Ce sont deux posts de blog de 2011 qui avaient valu au journaliste d’être condamné en avril 2012 pour “offense” au gouverneur de la région de Kemerovo, Aman Touleev, sur la base de l’article 319 du code pénal russe. Craignant d’autres représailles, comme par exemple des poursuites montées de toutes pièces pour des chefs d’inculpation plus sérieux, le journaliste avait quitté Kemerovo pour Moscou. Il va maintenant être transféré dans sa région d’origine pour y purger ses mois de prison.

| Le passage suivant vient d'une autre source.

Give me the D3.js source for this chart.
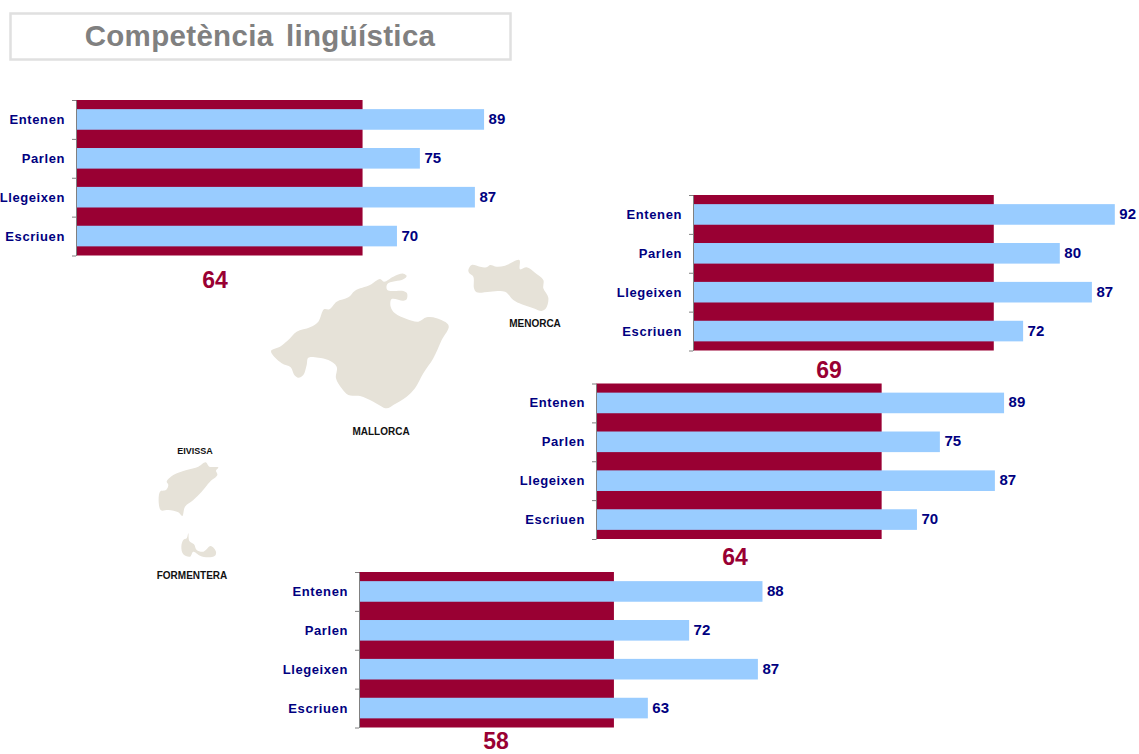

Un défenseur des droits de l’homme qui lui a rendu visite, Edouard Roudyk, redoute qu’il n’y reste plus longtemps : le journaliste fait l’objet d’une autre plainte de la part du gouverneur pour s’être “excusé” ironiquement, après sa condamnation, en reprenant les termes jugés insultants. Il pourrait être placé en détention provisoire jusqu’à ce qu’une décision soit prise dans cette affaire.
La Russie occupe la 148e place sur 180 pays dans le Classement mondial 2014 de la liberté de presse, réalisé par Reporters sans frontières.